> Work instructions: Transcribe everything in the data word for word. Pictures are left out.

─── Exercise inputs ───

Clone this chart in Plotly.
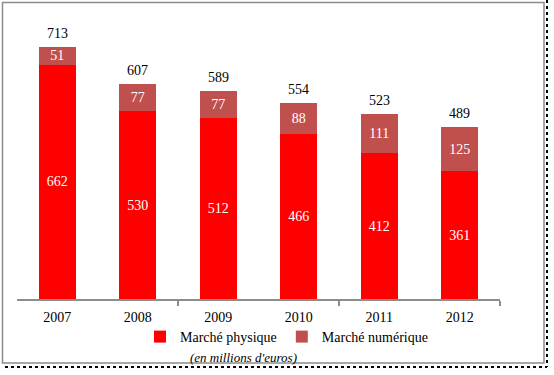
import plotly.graph_objects as go

years = ["2007", "2008", "2009", "2010", "2011", "2012"]
physique = [662, 530, 512, 466, 412, 361]
numerique = [51, 77, 77, 88, 111, 125]
totals = [713, 607, 589, 554, 523, 489]

W, H = 554, 375
L, R, T, B = 17, 54, 23, 76
PW, PH = W - L - R, H - T - B

def px(x):
    return (x - L) / PW

def py(y):
    return (H - B - y) / PH

FONT = "Liberation Serif"
xs = list(range(len(years)))

fig = go.Figure()
fig.add_trace(go.Bar(
    x=xs, y=physique, name="Marché physique", marker_color="#FF0000",
    text=[str(v) for v in physique], textposition="inside", insidetextanchor="middle",
    textangle=0, constraintext="none",
    textfont=dict(color="white", size=14, family=FONT), marker_line_width=0,
))
fig.add_trace(go.Bar(
    x=xs, y=numerique, name="Marché numérique", marker_color="#C0504D",
    text=[str(v) for v in numerique], textposition="inside", insidetextanchor="middle",
    textangle=0, constraintext="none",
    textfont=dict(color="white", size=14, family=FONT), marker_line_width=0,
))

for i, (s, t) in enumerate(zip([p + n for p, n in zip(physique, numerique)], totals)):
    fig.add_annotation(x=xs[i], y=s, text=str(t), showarrow=False, yanchor="bottom",
                       yshift=4, font=dict(size=14, family=FONT, color="black"))

fig.add_annotation(xref="paper", yref="paper", x=px(243), y=py(357),
                   xanchor="center", yanchor="middle",
                   text="<i>(en millions d'euros)</i>", showarrow=False,
                   font=dict(size=13, family=FONT, color="black"))

# chart border
fig.add_shape(type="rect", xref="paper", yref="paper", x0=px(2.5), x1=px(544), y0=py(2.5), y1=py(363),
              line=dict(color="#8C8C8C", width=1.5), layer="below")
fig.add_shape(type="line", xref="paper", yref="paper", x0=px(547), x1=px(547), y0=py(0), y1=py(367),
              line=dict(color="black", width=2, dash="dot"))
fig.add_shape(type="line", xref="paper", yref="paper", x0=px(5), x1=px(547), y0=py(367), y1=py(367),
              line=dict(color="black", width=2, dash="dot"))

fig.update_layout(
    width=W, height=H, margin=dict(l=L, r=R, t=T, b=B, autoexpand=False),
    barmode="stack", bargap=0.54,
    paper_bgcolor="white", plot_bgcolor="white",
    font=dict(family=FONT, size=14, color="black"),
    showlegend=True,
    legend=dict(orientation="h", x=px(140), y=py(337), xanchor="left", yanchor="middle",
                traceorder="normal",
                font=dict(size=14, family=FONT), itemwidth=30, tracegroupgap=0,
                bgcolor="rgba(0,0,0,0)"),
    xaxis=dict(range=[-0.5, 5.5], tickvals=xs, ticktext=years, ticks="",
               showline=True, linecolor="#8C8C8C", linewidth=1.5, showgrid=False, zeroline=False,
               tickfont=dict(size=14, family=FONT), ticklabelstandoff=4,
               minor=dict(tickmode="array", tickvals=[1.5, 3.5, 5.5], ticks="outside", ticklen=5,
                          tickcolor="#8C8C8C", tickwidth=1.5, showgrid=False)),
    yaxis=dict(range=[0, 780], visible=False),
)

fig.write_html("out.html", config={"displayModeBar": False},
               post_script="document.body.style.margin='0';")
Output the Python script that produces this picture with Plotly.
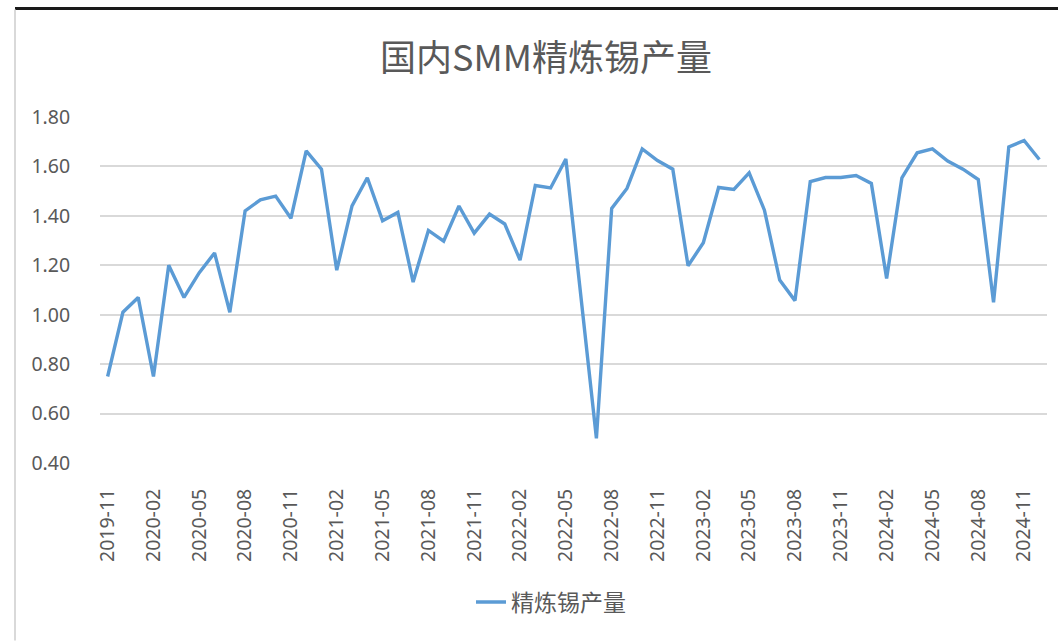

───

> Solution:
Clone this chart in Plotly.
import plotly.graph_objects as go

years = ["2007", "2008", "2009", "2010", "2011", "2012"]
physique = [662, 530, 512, 466, 412, 361]
numerique = [51, 77, 77, 88, 111, 125]
totals = [713, 607, 589, 554, 523, 489]

W, H = 554, 375
L, R, T, B = 17, 54, 23, 76
PW, PH = W - L - R, H - T - B

def px(x):
    return (x - L) / PW

def py(y):
    return (H - B - y) / PH

FONT = "Liberation Serif"
xs = list(range(len(years)))

fig = go.Figure()
fig.add_trace(go.Bar(
    x=xs, y=physique, name="Marché physique", marker_color="#FF0000",
    text=[str(v) for v in physique], textposition="inside", insidetextanchor="middle",
    textangle=0, constraintext="none",
    textfont=dict(color="white", size=14, family=FONT), marker_line_width=0,
))
fig.add_trace(go.Bar(
    x=xs, y=numerique, name="Marché numérique", marker_color="#C0504D",
    text=[str(v) for v in numerique], textposition="inside", insidetextanchor="middle",
    textangle=0, constraintext="none",
    textfont=dict(color="white", size=14, family=FONT), marker_line_width=0,
))

for i, (s, t) in enumerate(zip([p + n for p, n in zip(physique, numerique)], totals)):
    fig.add_annotation(x=xs[i], y=s, text=str(t), showarrow=False, yanchor="bottom",
                       yshift=4, font=dict(size=14, family=FONT, color="black"))

fig.add_annotation(xref="paper", yref="paper", x=px(243), y=py(357),
                   xanchor="center", yanchor="middle",
                   text="<i>(en millions d'euros)</i>", showarrow=False,
                   font=dict(size=13, family=FONT, color="black"))

# chart border
fig.add_shape(type="rect", xref="paper", yref="paper", x0=px(2.5), x1=px(544), y0=py(2.5), y1=py(363),
              line=dict(color="#8C8C8C", width=1.5), layer="below")
fig.add_shape(type="line", xref="paper", yref="paper", x0=px(547), x1=px(547), y0=py(0), y1=py(367),
              line=dict(color="black", width=2, dash="dot"))
fig.add_shape(type="line", xref="paper", yref="paper", x0=px(5), x1=px(547), y0=py(367), y1=py(367),
              line=dict(color="black", width=2, dash="dot"))

fig.update_layout(
    width=W, height=H, margin=dict(l=L, r=R, t=T, b=B, autoexpand=False),
    barmode="stack", bargap=0.54,
    paper_bgcolor="white", plot_bgcolor="white",
    font=dict(family=FONT, size=14, color="black"),
    showlegend=True,
    legend=dict(orientation="h", x=px(140), y=py(337), xanchor="left", yanchor="middle",
                traceorder="normal",
                font=dict(size=14, family=FONT), itemwidth=30, tracegroupgap=0,
                bgcolor="rgba(0,0,0,0)"),
    xaxis=dict(range=[-0.5, 5.5], tickvals=xs, ticktext=years, ticks="",
               showline=True, linecolor="#8C8C8C", linewidth=1.5, showgrid=False, zeroline=False,
               tickfont=dict(size=14, family=FONT), ticklabelstandoff=4,
               minor=dict(tickmode="array", tickvals=[1.5, 3.5, 5.5], ticks="outside", ticklen=5,
                          tickcolor="#8C8C8C", tickwidth=1.5, showgrid=False)),
    yaxis=dict(range=[0, 780], visible=False),
)

fig.write_html("out.html", config={"displayModeBar": False},
               post_script="document.body.style.margin='0';")
Output the Python script that produces this picture with Plotly.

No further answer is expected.